Multimode fibers tend to scramble input image due to intermodal dispersion and random mode coupling. While this scrambling effect can be learned, for instance by measuring the transmission matrix of the fiber, slight changes of the geometrical conformation of the fiber modify its response, making the calibration obsolete. In the present paper, the authors use deep-learning using data sets acquired over a wide range of deformations to reconstruct images sent through unknown configurations of multimode fibers. This is possible thanks to the presence of invariant properties that the numerical model learns.

Created by sebastien.popoff on 06/10/2020

## Model-based wavefront shaping microscopy

[A. Thendiyammal et al.,  Opt. Lett., 45 (2020)]

Wavefront shaping offers the possibility to increasing microscopic imaging depth. By learning how to focus deep inside a (not too) scattering medium, we also learn how to compensate for scattering effects around this area, allowing us to retrieve an image of this area. Typically, finding the wavefront that focuses light at a given target is done using a feedback optimization procedure, or by measuring the response of the system. In this paper, the authors propose another approach. They first create a model of the system thanks to some calibration measurements. The model is then used for finding the optical input wavefront that would be utilized for imaging at different depths. They experimentally demonstrate the advantage of this technique for two-photon fluorescent imaging through a low scattering medium.

Created by sebastien.popoff on 25/08/2020

## Using prior information for speeding up the measurement of fiber transmission matrices

[S. Li et al., arxiv, 2007.15891, (2020)]
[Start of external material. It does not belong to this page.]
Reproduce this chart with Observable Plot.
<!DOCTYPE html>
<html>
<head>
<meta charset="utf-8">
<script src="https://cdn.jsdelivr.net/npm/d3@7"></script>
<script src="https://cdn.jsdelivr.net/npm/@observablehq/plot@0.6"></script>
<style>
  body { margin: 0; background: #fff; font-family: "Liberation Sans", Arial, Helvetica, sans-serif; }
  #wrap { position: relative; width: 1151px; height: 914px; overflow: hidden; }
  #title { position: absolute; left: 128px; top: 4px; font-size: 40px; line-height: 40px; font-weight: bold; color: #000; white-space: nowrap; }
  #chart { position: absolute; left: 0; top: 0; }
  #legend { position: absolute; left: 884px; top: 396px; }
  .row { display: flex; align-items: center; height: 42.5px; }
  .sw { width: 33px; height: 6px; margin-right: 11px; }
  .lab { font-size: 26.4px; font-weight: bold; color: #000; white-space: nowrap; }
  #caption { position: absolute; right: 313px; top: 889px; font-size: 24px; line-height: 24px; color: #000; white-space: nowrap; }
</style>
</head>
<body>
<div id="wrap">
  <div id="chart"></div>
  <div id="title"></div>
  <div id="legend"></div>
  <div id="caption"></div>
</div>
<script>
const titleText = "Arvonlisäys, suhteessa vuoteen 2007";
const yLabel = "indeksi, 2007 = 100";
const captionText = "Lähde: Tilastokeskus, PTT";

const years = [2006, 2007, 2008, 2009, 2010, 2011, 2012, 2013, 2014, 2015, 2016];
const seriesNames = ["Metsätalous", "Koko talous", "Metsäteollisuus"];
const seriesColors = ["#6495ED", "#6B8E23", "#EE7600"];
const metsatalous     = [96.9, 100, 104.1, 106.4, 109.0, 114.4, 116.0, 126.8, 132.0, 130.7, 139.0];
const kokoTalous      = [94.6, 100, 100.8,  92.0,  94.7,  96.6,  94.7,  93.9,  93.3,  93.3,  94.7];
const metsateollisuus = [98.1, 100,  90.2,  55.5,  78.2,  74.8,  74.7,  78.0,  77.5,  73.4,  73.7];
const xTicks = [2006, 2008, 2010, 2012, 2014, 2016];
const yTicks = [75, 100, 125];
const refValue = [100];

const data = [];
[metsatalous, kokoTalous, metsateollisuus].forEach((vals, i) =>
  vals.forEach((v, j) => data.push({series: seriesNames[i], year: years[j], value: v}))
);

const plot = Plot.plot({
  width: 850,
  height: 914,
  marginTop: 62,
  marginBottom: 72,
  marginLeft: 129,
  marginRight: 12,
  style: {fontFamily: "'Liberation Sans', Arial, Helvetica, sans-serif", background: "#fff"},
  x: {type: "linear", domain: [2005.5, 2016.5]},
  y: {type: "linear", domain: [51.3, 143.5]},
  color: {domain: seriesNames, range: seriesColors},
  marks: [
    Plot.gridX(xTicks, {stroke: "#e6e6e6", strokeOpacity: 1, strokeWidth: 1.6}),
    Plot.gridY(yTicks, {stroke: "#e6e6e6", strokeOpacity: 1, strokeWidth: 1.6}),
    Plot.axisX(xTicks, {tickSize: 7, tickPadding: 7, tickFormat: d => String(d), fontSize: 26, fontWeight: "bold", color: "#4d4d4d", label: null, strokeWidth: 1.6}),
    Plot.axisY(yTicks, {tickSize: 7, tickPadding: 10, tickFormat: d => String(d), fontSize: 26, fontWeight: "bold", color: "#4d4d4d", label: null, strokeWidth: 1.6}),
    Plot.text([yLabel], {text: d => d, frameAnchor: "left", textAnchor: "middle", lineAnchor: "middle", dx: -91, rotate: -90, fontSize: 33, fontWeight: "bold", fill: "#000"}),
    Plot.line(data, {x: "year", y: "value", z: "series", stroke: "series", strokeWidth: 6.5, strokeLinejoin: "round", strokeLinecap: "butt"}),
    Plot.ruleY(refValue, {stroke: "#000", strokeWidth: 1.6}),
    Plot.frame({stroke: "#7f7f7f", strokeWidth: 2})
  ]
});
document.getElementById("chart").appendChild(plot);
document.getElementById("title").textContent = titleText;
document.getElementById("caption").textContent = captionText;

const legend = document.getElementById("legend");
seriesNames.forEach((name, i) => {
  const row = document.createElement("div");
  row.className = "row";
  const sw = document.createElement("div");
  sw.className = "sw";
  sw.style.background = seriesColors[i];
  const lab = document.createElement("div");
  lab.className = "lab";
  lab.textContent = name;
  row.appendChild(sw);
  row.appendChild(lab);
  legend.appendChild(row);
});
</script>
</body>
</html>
Due to disorder and dispersion, knowing the transmission matrix of a multimode fiber is usually required to reconstruct an input image for endoscopic applications. In the general case, its characterization for a fiber allowing $$N$$ guided modes requires at least $$N$$ complex measurements. However, we usually have additional information, the most common one being that the matrix is never totally random, and usually sparse, when expressed in the mode basis. In this study, the authors use such prior information to reduce drastically the number of measurements for the transmission matrix estimation using the framework of compressed sensing. They demonstrate the validity of such an approach for endoscopic imaging through multimode fibers.
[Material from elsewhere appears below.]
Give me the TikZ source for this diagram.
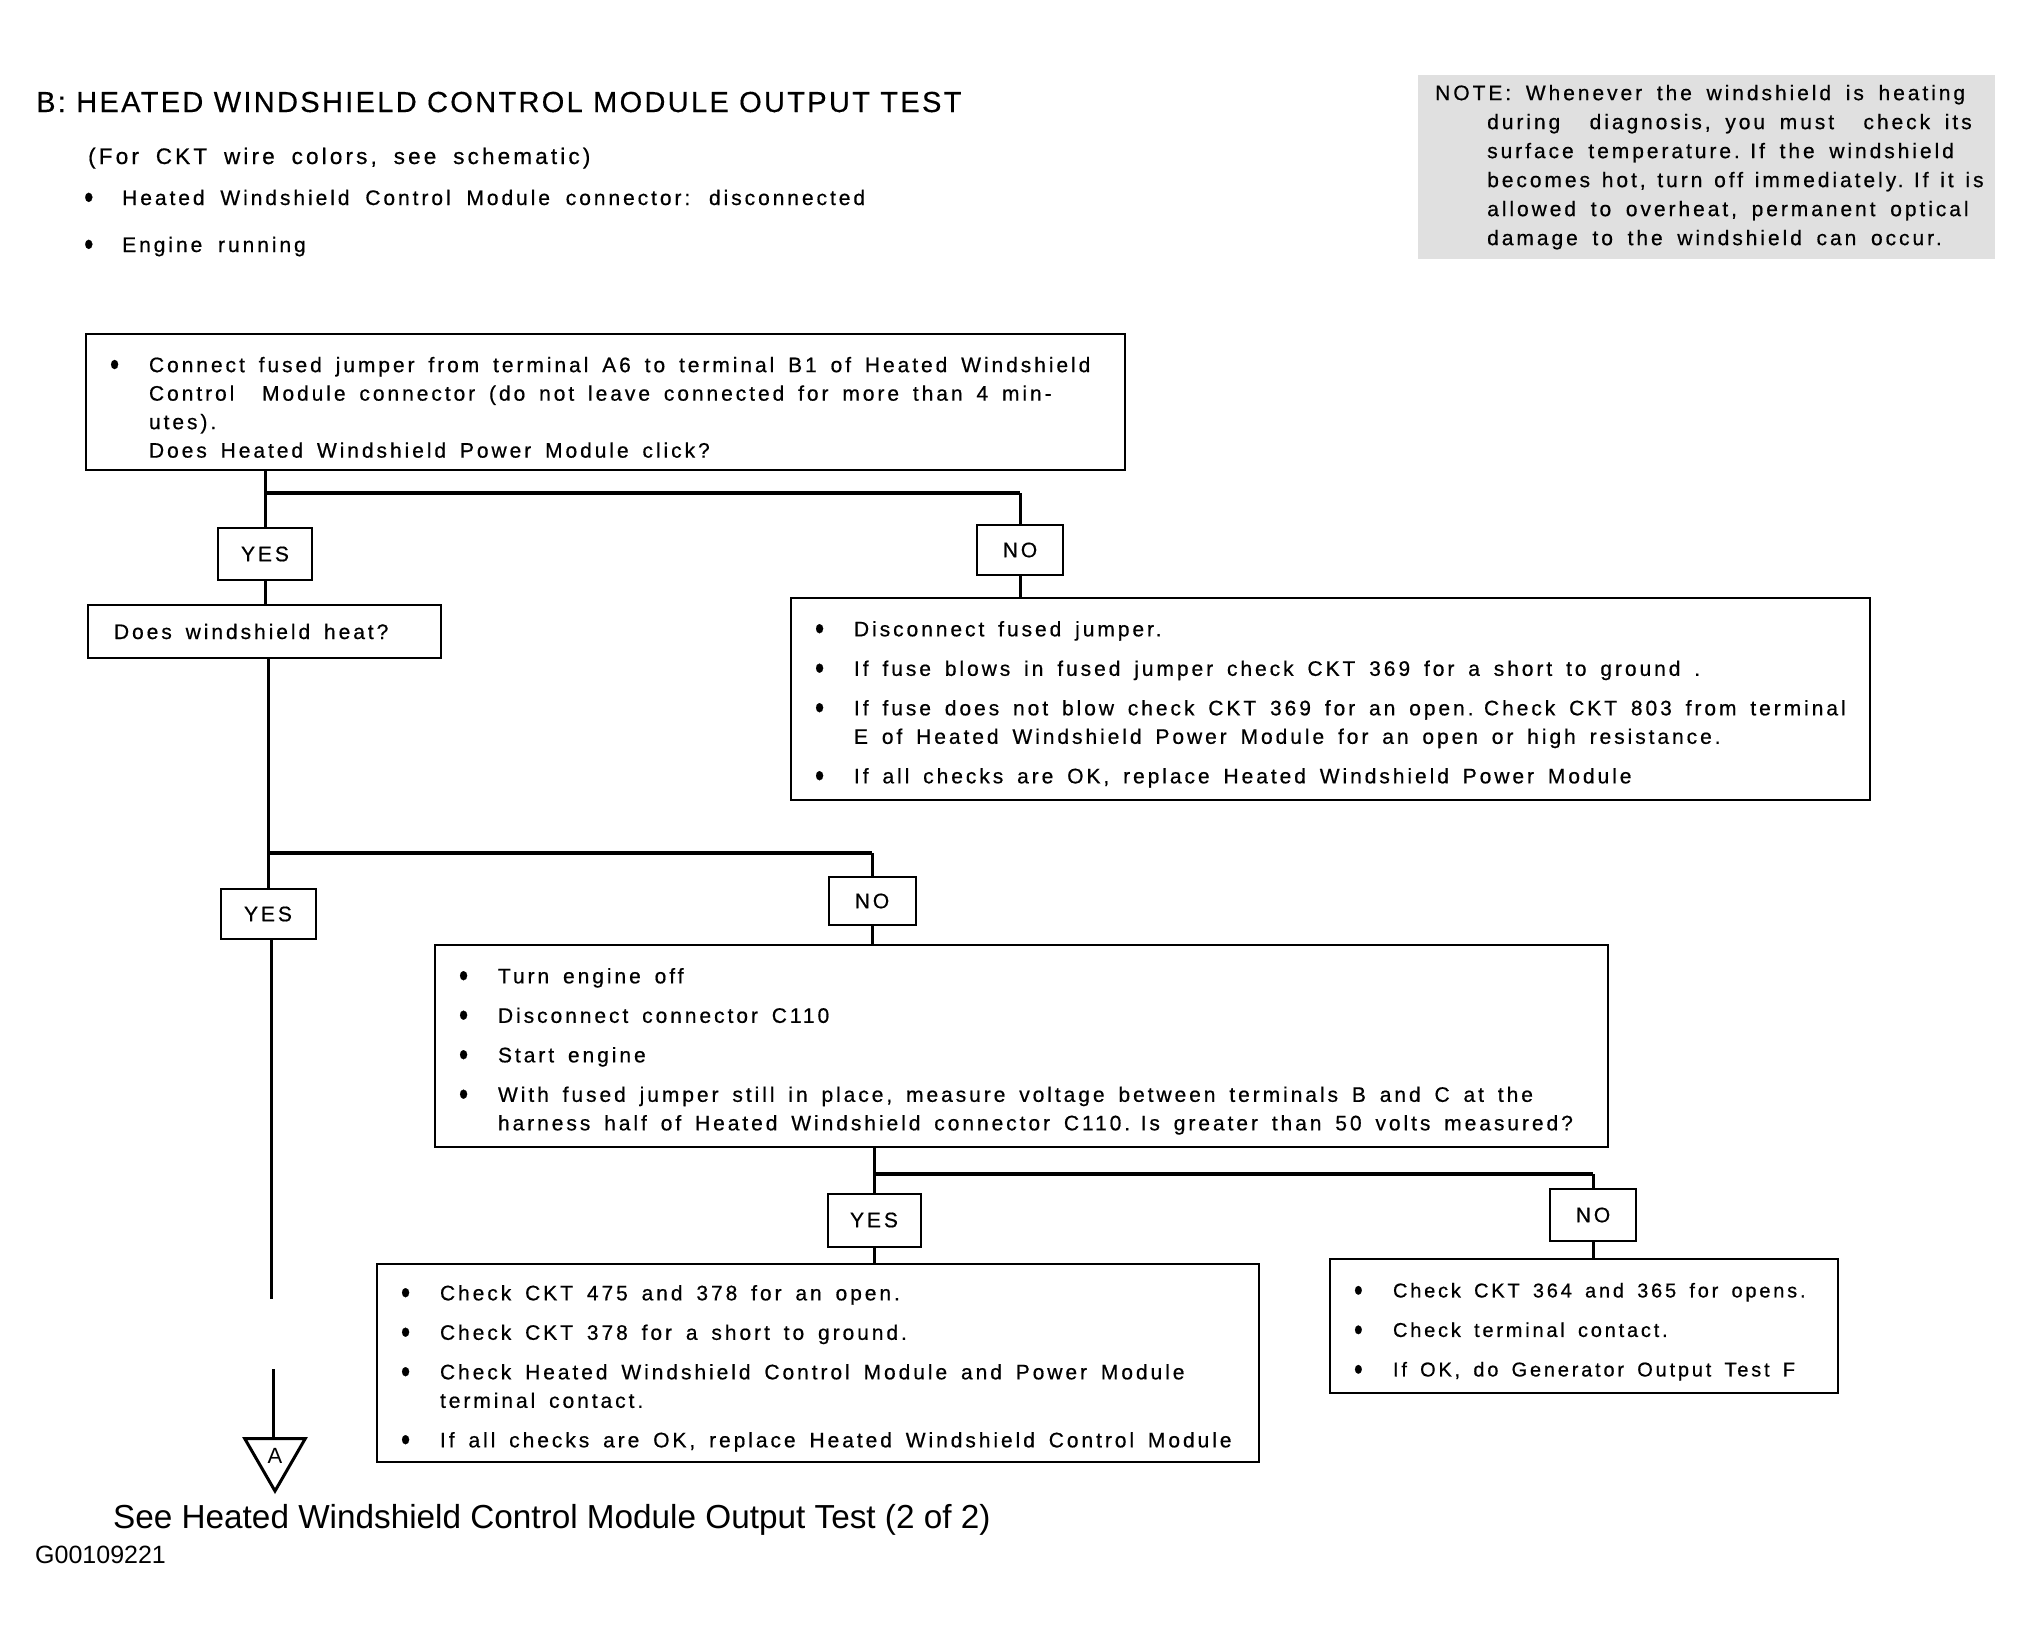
\documentclass[tikz,border=0pt]{standalone}
\usepackage{fontspec}
\usepackage{graphicx}
\setmainfont{Liberation Sans}
\newfontfamily\wide{Liberation Sans}[LetterSpace=14,WordSpace=1.8,FakeBold=0.6]
\newfontfamily\headfont{Liberation Sans}[LetterSpace=8,FakeBold=0.4]
\usetikzlibrary{positioning,shapes.geometric}

\newcommand{\bdot}{\raisebox{-3.5pt}{\scalebox{1.25}[1.6]{\textbullet}}}
\newcommand{\bul}{\makebox[39pt][l]{\bdot}}
\newcommand{\indt}{\hspace*{39pt}}

\begin{document}
\begin{tikzpicture}[x=1pt,y=-1pt,
box/.style={draw,line width=2pt,anchor=north west,align=left,inner xsep=24pt,inner ysep=0pt,font=\wide\fontsize{21}{28.5}\selectfont,execute at begin node={\spaceskip=0.66em\relax}},
tall/.style={execute at begin node={\spaceskip=0.66em\relax\rule{0pt}{26pt}}},
tag/.style={draw,line width=2pt,inner sep=0pt,font=\wide\fontsize{21}{24}\selectfont},
txt/.style={anchor=base west,inner sep=0pt},
link/.style={line width=3pt},
bar/.style={line width=4.5pt}]
\useasboundingbox (0,0) rectangle (2031,1638);
% header
\node[txt,font=\headfont\fontsize{29}{34}\selectfont] (ttl) at (36,112) {B: HEATED WINDSHIELD CONTROL MODULE OUTPUT TEST};
\node[txt,font=\wide\fontsize{22.5}{26}\selectfont] (sub) at (88,164) {(For CKT wire colors, see schematic)};
\node[txt,font=\wide\fontsize{21}{24}\selectfont] (h1) at (84,205) {\makebox[38pt][l]{\bdot}Heated Windshield Control Module connector: disconnected};
\node[txt,font=\wide\fontsize{21}{24}\selectfont] (h2) at (84,252) {\makebox[38pt][l]{\bdot}Engine running};
\node[anchor=north west,fill=black!12,minimum width=577pt,minimum height=184pt,text width=561pt,inner xsep=8pt,inner ysep=0pt,align=left,font=\wide\fontsize{21}{29}\selectfont,execute at begin node={\spaceskip=0.7em\relax}] (k) at (1418,75) {\mbox{\hspace*{9pt}NOTE: Whenever the windshield is heating}\\
\mbox{\hspace*{61pt}during\ \ diagnosis, you must\ \ check its}\\
\mbox{\hspace*{61pt}surface temperature. If the windshield}\\
\mbox{\spaceskip=0.56em\relax\hspace*{61pt}becomes hot, turn off immediately. If it is}\\
\mbox{\hspace*{61pt}allowed to overheat, permanent optical}\\
\mbox{\hspace*{61pt}damage to the windshield can occur.}};
% boxes
\node[box,tall,text width=991pt,minimum height=136pt] (a) at (85,333) {\bul Connect fused jumper from terminal A6 to terminal B1 of Heated Windshield\\
\indt Control\ \ Module connector (do not leave connected for more than 4 min-\\
\indt utes).\\
\indt Does Heated Windshield Power Module click?};
\node[box,inner xsep=26pt,text width=301pt,minimum height=53pt] (b) at (87,604) {Does windshield heat?};
\node[box,tall,text width=1031pt,minimum height=202pt] (c) at (790,597) {\bul Disconnect fused jumper.\\[11pt]
\bul If fuse blows in fused jumper check CKT 369 for a short to ground .\\[11pt]
\bul If fuse does not blow check CKT 369 for an open. Check CKT 803 from terminal\\
\indt E of Heated Windshield Power Module for an open or high resistance.\\[11pt]
\bul If all checks are OK, replace Heated Windshield Power Module};
\node[box,tall,text width=1125pt,minimum height=202pt] (d) at (434,944) {\bul Turn engine off\\[11pt]
\bul Disconnect connector C110\\[11pt]
\bul Start engine\\[11pt]
\bul With fused jumper still in place, measure voltage between terminals B and C at the\\
\indt harness half of Heated Windshield connector C110. Is greater than 50 volts measured?};
\node[box,tall,text width=834pt,minimum height=198pt] (e) at (376,1263) {\bul Check CKT 475 and 378 for an open.\\[11pt]
\bul Check CKT 378 for a short to ground.\\[11pt]
\bul Check Heated Windshield Control Module and Power Module\\
\indt terminal contact.\\[11pt]
\bul If all checks are OK, replace Heated Windshield Control Module};
\node[box,tall,text width=460pt,minimum height=134pt,font=\wide\fontsize{20}{28.5}\selectfont] (f) at (1329,1258) {\mbox{\bul Check CKT 364 and 365 for opens.}\\[11pt]
\mbox{\bul Check terminal contact.}\\[11pt]
\mbox{\bul If OK, do Generator Output Test F}};
% yes / no tags
\node[tag,minimum width=94pt,minimum height=52pt] (y1) at (265,554) {YES};
\node[tag,minimum width=86pt,minimum height=50pt] (n1) at (1020,550) {NO};
\node[tag,minimum width=95pt,minimum height=50pt] (y2) at (268,914) {YES};
\node[tag,minimum width=87pt,minimum height=48pt] (n2) at (872,901) {NO};
\node[tag,minimum width=93pt,minimum height=53pt] (y3) at (874,1220) {YES};
\node[tag,minimum width=86pt,minimum height=52pt] (n3) at (1593,1215) {NO};
\node[draw,line width=3pt,regular polygon,regular polygon sides=3,shape border rotate=180,minimum size=70pt,inner sep=0pt,font=\fontsize{22}{24}\selectfont] (t) at (275,1456) {A};
% junctions
\coordinate (j1) at (265,493);
\coordinate (j2) at (268,853);
\coordinate (j3) at (874,1174);
\coordinate (g1) at (271,1299);
\coordinate (g2) at (273,1369);
% footer
\node[txt,font=\fontsize{33.3}{38}\selectfont] (see) at (113,1528) {See Heated Windshield Control Module Output Test (2 of 2)};
\node[txt,font=\fontsize{25}{30}\selectfont] (id) at (35,1563) {G00109221};
% connectors
\draw[link](a.south -| j1)--(y1);\draw[link](y1)--(b.north -| y1);\draw[bar](j1)--(j1 -| n1);\draw[link](j1 -| n1)--(n1);\draw[link](n1)--(c.north -| n1);
\draw[link](b.south -| j2)--(y2);\draw[bar](j2)--(j2 -| n2);\draw[link](j2 -| n2)--(n2);\draw[link](n2)--(d.north -| n2);
\draw[link](y2.south -| g1)--(g1);\draw[link](g2)--(t.north -| g2);
\draw[link](d.south -| j3)--(y3);\draw[bar](j3)--(j3 -| n3);\draw[link](j3 -| n3)--(n3);\draw[link](y3)--(e.north -| y3);\draw[link](n3)--(f.north -| n3);
\end{tikzpicture}
\end{document}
Created by sebastien.popoff on 03/08/2020

## Parallelized STED microscopy using tailored speckles

[N. Bender et al., arxiv, 2007.15491 (2020)]
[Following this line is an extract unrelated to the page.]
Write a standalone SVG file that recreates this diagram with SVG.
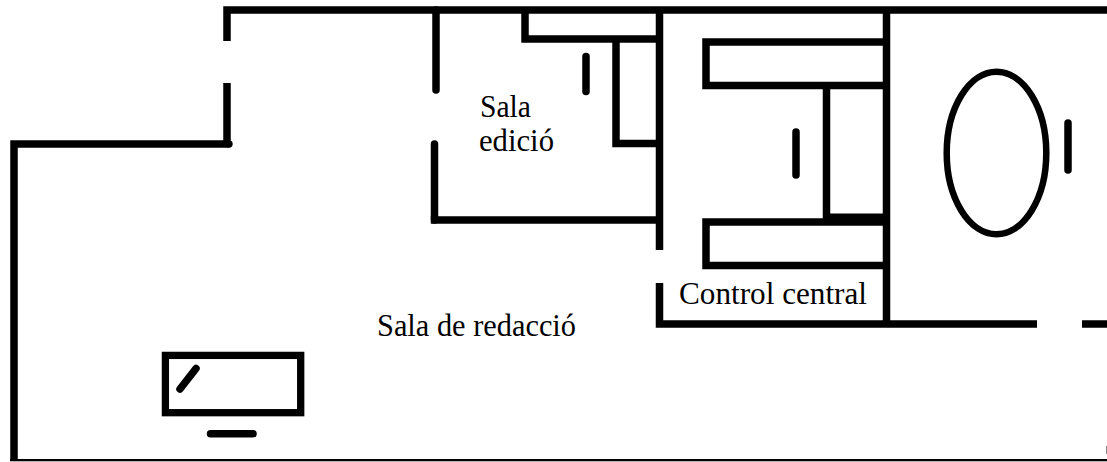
<svg xmlns="http://www.w3.org/2000/svg" width="1107" height="462" viewBox="0 0 1107 462">
<style>
.w{fill:none;stroke:#000;stroke-width:7.500;stroke-linejoin:miter}
.r{fill:none;stroke:#000;stroke-width:7.500;stroke-linecap:round}
.t{font-family:"Liberation Serif","Times New Roman",serif;font-size:31px;fill:#000}
</style>
<rect width="1107" height="462" fill="#fff"/>
<g id="walls">
<path class="w" d="M1107 10H227V41"/>
<path class="w" d="M227 83V144"/>
<path class="w" d="M229 144H14V459"/>
<circle cx="229" cy="144" r="3.700" fill="#000"/>
<rect x="10" y="459" width="1097" height="2.300" fill="#000"/>
<path class="w" d="M659.500 10V250"/>
<path class="w" d="M659.500 283V324H1037"/>
<path class="w" d="M1082 324H1107"/>
<path class="w" d="M886.500 10V324"/>
<rect x="1106" y="446" width="1" height="8" fill="#888"/>
</g>
<g id="sala-edicio">
<path class="r" d="M436 10V90"/>
<path class="r" d="M434.500 144V220"/>
<path class="w" d="M430.800 220H659"/>
<path class="w" d="M525 10V39H659"/>
<path class="w" d="M616 39V143.500H659"/>
<path class="r" d="M586 56.500V91.500"/>
</g>
<g id="control-central">
<path class="w" d="M886 42H706V85.500H886"/>
<path class="w" d="M886 222H706V265.500H886"/>
<path class="w" d="M826.500 85.500V219"/>
<rect x="823" y="213.500" width="64" height="10" fill="#000"/>
<path class="r" d="M796 132V175"/>
</g>
<g id="table">
<ellipse cx="996.500" cy="153" rx="49.800" ry="81.300" fill="none" stroke="#000" stroke-width="6.500"/>
<path class="r" d="M1068 123V170"/>
</g>
<g id="desk">
<rect x="165.400" y="355.400" width="135.300" height="57.300" fill="none" stroke="#000" stroke-width="7.300"/>
<path class="r" d="M180 389L196 368.500"/>
<path class="r" d="M210.500 433.700H253"/>
</g>
<g id="labels">
<text class="t" x="480" y="117" textLength="51" lengthAdjust="spacingAndGlyphs">Sala</text>
<text class="t" x="479" y="151" textLength="75" lengthAdjust="spacingAndGlyphs">edició</text>
<text class="t" x="679" y="304" textLength="188" lengthAdjust="spacingAndGlyphs">Control central</text>
<text class="t" x="377" y="336" textLength="199" lengthAdjust="spacingAndGlyphs">Sala de redacció</text>
</g>
</svg>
Super-resolution fluorescence microscopy techniques, such as stimulated emission depletion (STED), rely on depleting fluorescence around a region smaller than the limit of diffraction. This can be achieved with a doughnut-shaped beam that is then scanned to produce an image. Such a process is time-consuming. Structured illumination techniques were proposed to parallelize the process by having multiple zeros of the field in the same image, for example with an array of doughnut beams. However, it typically limits optical sectioning as the field conserves its shape for quite large distances along the axial direction. One way to overcome this limitation is to use speckle patterns. Speckle exhibits numerous singularities, allowing parallelization of the technique, and they rapidly and non-repeatably change along the axial direction, guarantying the optical sectioning while being robust to aberrations. The issue is that speckle singularities (optical vortices) are not isotropic, leading to distortions of the image. In the present paper, N. Bender and co-authors use wavefront shaping to design ideal speckle patterns for non-linear microscopy to achieve isotropic and uniform super-resolution.